A research team from the Kaiser Permanente Health System in Southern California state that any type of inflammation, toxic levels of glucose, and immune system that could affect maternal diabetes can increase a child's risk of autism. The researchers examined over 400,000 children that were born between the years 1995 and 2012.

The scientists of the study found that women who have type 1 diabetes, type 2 diabetes, or gestational diabetes mellitus have a greater risk of having a child of autism. This new discovery coincides with prior research that claimed women with type 2 diabetes led to an increase in children being born with the disorder.
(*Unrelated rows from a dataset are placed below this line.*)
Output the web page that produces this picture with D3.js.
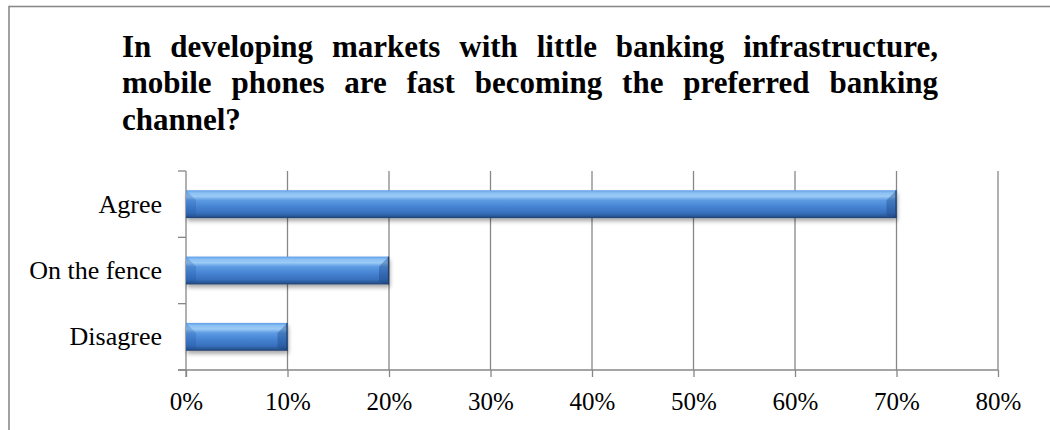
<!DOCTYPE html>
<html>
<head>
<meta charset="utf-8">
<script src="https://cdn.jsdelivr.net/npm/d3@7"></script>
<style>
  html, body { margin: 0; padding: 0; background: #fff; }
  svg { display: block; }
</style>
</head>
<body>
<svg id="chart" width="1050" height="430"></svg>
<script>
// Survey responses
const categories = ["Agree", "On the fence", "Disagree"];
const shares = [0.70, 0.20, 0.10];
const tickValues = [0, 0.1, 0.2, 0.3, 0.4, 0.5, 0.6, 0.7, 0.8];
const titleLines = [
  "In developing markets with little banking infrastructure,",
  "mobile phones are fast becoming the preferred banking",
  "channel?"
];

const svg = d3.select("#chart");
const serif = "'Liberation Serif', 'Times New Roman', serif";
const axisColor = "#878787";

const plot = { left: 186, right: 998, top: 171, bottom: 370 };

const x = d3.scaleLinear().domain([0, 0.8]).range([plot.left, plot.right]);
const gap = 0.58;
const y = d3.scaleBand().domain(categories)
  .range([plot.top, plot.bottom])
  .paddingInner(gap).paddingOuter(gap / 2);

// Outer frame
svg.append("rect")
  .attr("x", 9).attr("y", 6.5)
  .attr("width", 1200).attr("height", 600)
  .attr("fill", "none").attr("stroke", "#8a8a8a").attr("stroke-width", 1.6);

// Title, justified across the first lines
const title = svg.append("g").attr("font-family", serif)
  .attr("font-weight", "bold").attr("font-size", 31).attr("fill", "#000");
const titleLeft = 122, titleRight = 938, titleTop = 57, titleStep = 36.4;
titleLines.forEach((line, i) => {
  const words = line.split(" ");
  const yy = titleTop + i * titleStep;
  const nodes = words.map(w => title.append("text").attr("y", yy).text(w));
  const widths = nodes.map(n => n.node().getComputedTextLength());
  const last = i === titleLines.length - 1;
  const space = (last || words.length < 2) ? 8
    : (titleRight - titleLeft - d3.sum(widths)) / (words.length - 1);
  let cx = titleLeft;
  nodes.forEach((n, j) => { n.attr("x", cx); cx += widths[j] + space; });
});

// Defs: bar gradient and soft shadow
const defs = svg.append("defs");
const grad = defs.append("linearGradient").attr("id", "barFill")
  .attr("x1", 0).attr("y1", 0).attr("x2", 0).attr("y2", 1);
[[0, "#5f9de6"], [0.1, "#8cc1f3"], [0.22, "#9bcaf6"], [0.36, "#5d9be3"],
 [0.6, "#4583d2"], [0.82, "#3870bd"], [0.92, "#2a5b9c"], [1, "#213f6c"]]
  .forEach(([o, c]) => grad.append("stop").attr("offset", o).attr("stop-color", c));

const shadow = defs.append("filter").attr("id", "barShadow")
  .attr("x", "-5%").attr("y", "-30%").attr("width", "110%").attr("height", "180%");
shadow.append("feGaussianBlur").attr("in", "SourceAlpha").attr("stdDeviation", 2.2).attr("result", "b");
shadow.append("feOffset").attr("in", "b").attr("dx", 1).attr("dy", 3).attr("result", "o");
shadow.append("feComponentTransfer").attr("in", "o").attr("result", "s")
  .append("feFuncA").attr("type", "linear").attr("slope", 0.35);
const merge = shadow.append("feMerge");
merge.append("feMergeNode").attr("in", "s");
merge.append("feMergeNode").attr("in", "SourceGraphic");

// Gridlines
svg.append("g").selectAll("line").data(tickValues.slice(1)).join("line")
  .attr("x1", d => x(d)).attr("x2", d => x(d))
  .attr("y1", plot.top).attr("y2", plot.bottom)
  .attr("stroke", axisColor).attr("stroke-width", 1.3);

// Bottom axis
const xAxis = svg.append("g").attr("transform", `translate(0,${plot.bottom})`)
  .call(d3.axisBottom(x).tickValues(tickValues).tickFormat(d3.format(".0%"))
    .tickSizeInner(7).tickSizeOuter(0));
xAxis.select(".domain").remove();
xAxis.selectAll(".tick line").attr("stroke", axisColor).attr("stroke-width", 1.3);
xAxis.selectAll(".tick text")
  .attr("y", 40).attr("dy", 0)
  .attr("font-family", serif).attr("font-size", 25).attr("fill", "#000");
xAxis.append("line").attr("x1", plot.left - 8).attr("x2", plot.right)
  .attr("stroke", axisColor).attr("stroke-width", 1.3);

// Left category axis with ticks between categories
const step = y.step();
const boundaries = categories.map(c => y(c) - step * gap / 2).concat([plot.bottom]);
const yAxis = svg.append("g");
yAxis.append("line").attr("x1", plot.left).attr("x2", plot.left)
  .attr("y1", plot.top).attr("y2", plot.bottom + 7)
  .attr("stroke", axisColor).attr("stroke-width", 1.3);
yAxis.selectAll(".sep").data(boundaries).join("line").attr("class", "sep")
  .attr("x1", plot.left - 8).attr("x2", plot.left)
  .attr("y1", d => d).attr("y2", d => d)
  .attr("stroke", axisColor).attr("stroke-width", 1.3);
yAxis.selectAll("text").data(categories).join("text")
  .attr("x", 162).attr("y", d => y(d) + y.bandwidth() / 2).attr("dy", "0.33em")
  .attr("text-anchor", "end").attr("font-family", serif).attr("font-size", 26)
  .attr("fill", "#000").text(d => d);

// Bars
const data = categories.map((c, i) => ({ c, v: shares[i] }));
const bars = svg.append("g").selectAll("g").data(data).join("g");
bars.append("rect")
  .attr("x", x(0)).attr("y", d => y(d.c))
  .attr("width", d => x(d.v) - x(0)).attr("height", y.bandwidth())
  .attr("fill", "url(#barFill)").attr("filter", "url(#barShadow)");
const bev = 10;
// left facet
bars.append("path")
  .attr("d", d => {
    const x0 = x(0), y0 = y(d.c), y1 = y0 + y.bandwidth();
    return `M${x0},${y0}L${x0 + bev},${y0 + bev}L${x0 + bev},${y1 - 3}L${x0},${y1}Z`;
  })
  .attr("fill", "#1d4f96").attr("opacity", 0.22);
// right facet
bars.append("path")
  .attr("d", d => {
    const x1 = x(d.v), y0 = y(d.c), y1 = y0 + y.bandwidth();
    return `M${x1},${y0}L${x1 - bev},${y0 + bev}L${x1 - bev},${y1 - 3}L${x1},${y1}Z`;
  })
  .attr("fill", "#173f7a").attr("opacity", 0.35);
bars.append("line")
  .attr("x1", d => x(d.v) - 0.5).attr("x2", d => x(d.v) - 0.5)
  .attr("y1", d => y(d.c)).attr("y2", d => y(d.c) + y.bandwidth())
  .attr("stroke", "#1f4070").attr("stroke-width", 1.2);
</script>
</body>
</html>
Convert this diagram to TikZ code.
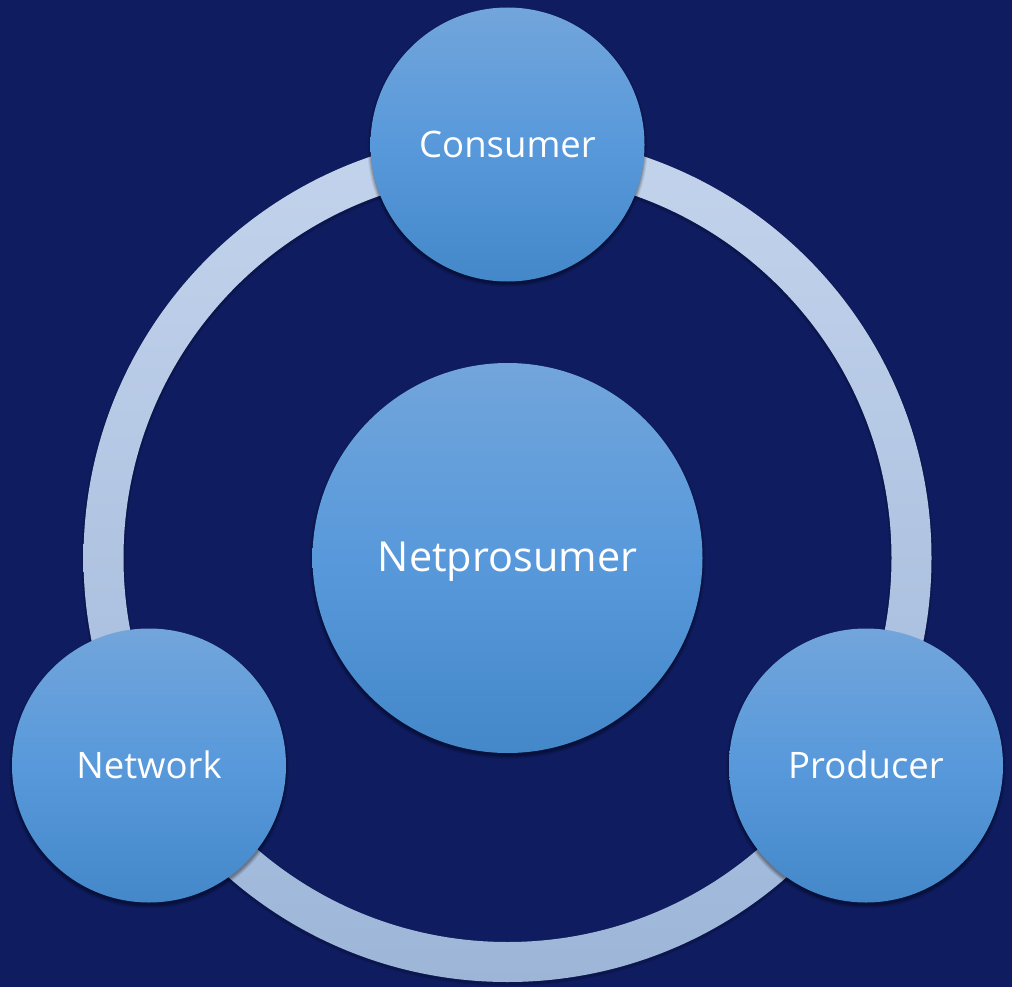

Two years ago, the lead researcher of this study, Dr. Anny Xian, and her team discovered that women who are diagnosed with gestational diabetes before they were pregnant for 26 weeks were at a 42 percent higher chance of having a child with autism. The team did not find the same risk in women who had been diagnosed with gestational diabetes later on in their pregnancy.

In this new study, Dr. Xian and her team found that if a woman has an earlier development of diabetes while pregnant, it increases her risks for an autistic child.

"These results suggest that the severity of maternal diabetes and the timing of exposure (early vs late in pregnancy) may be associated with the risk of [autism] in offspring of diabetic mothers," the authors of the study wrote.

Diabetes In America

Diabetes is described as a chronic disease that affects how a person's body turns food into energy. According to data collected from the Centers for Disease Control And Prevention in 2017, over 100 million people in America have diabetes.

For women, having diabetes increases their risks of having a heart attack by four times. Women who are African-American, American Indian/Alaska Native, Asian/Pacific Islander, and Latin-American are more likely to have diabetes. If a woman has diabetes and is planning on having children, it can make getting pregnant more difficult and puts a woman at risk for preeclampsia or worst, a miscarriage.

The study also found that mothers who had type 1 diabetes were at a double risk developing autism within the first seven years of their lives than those who mothers were non-diabetic.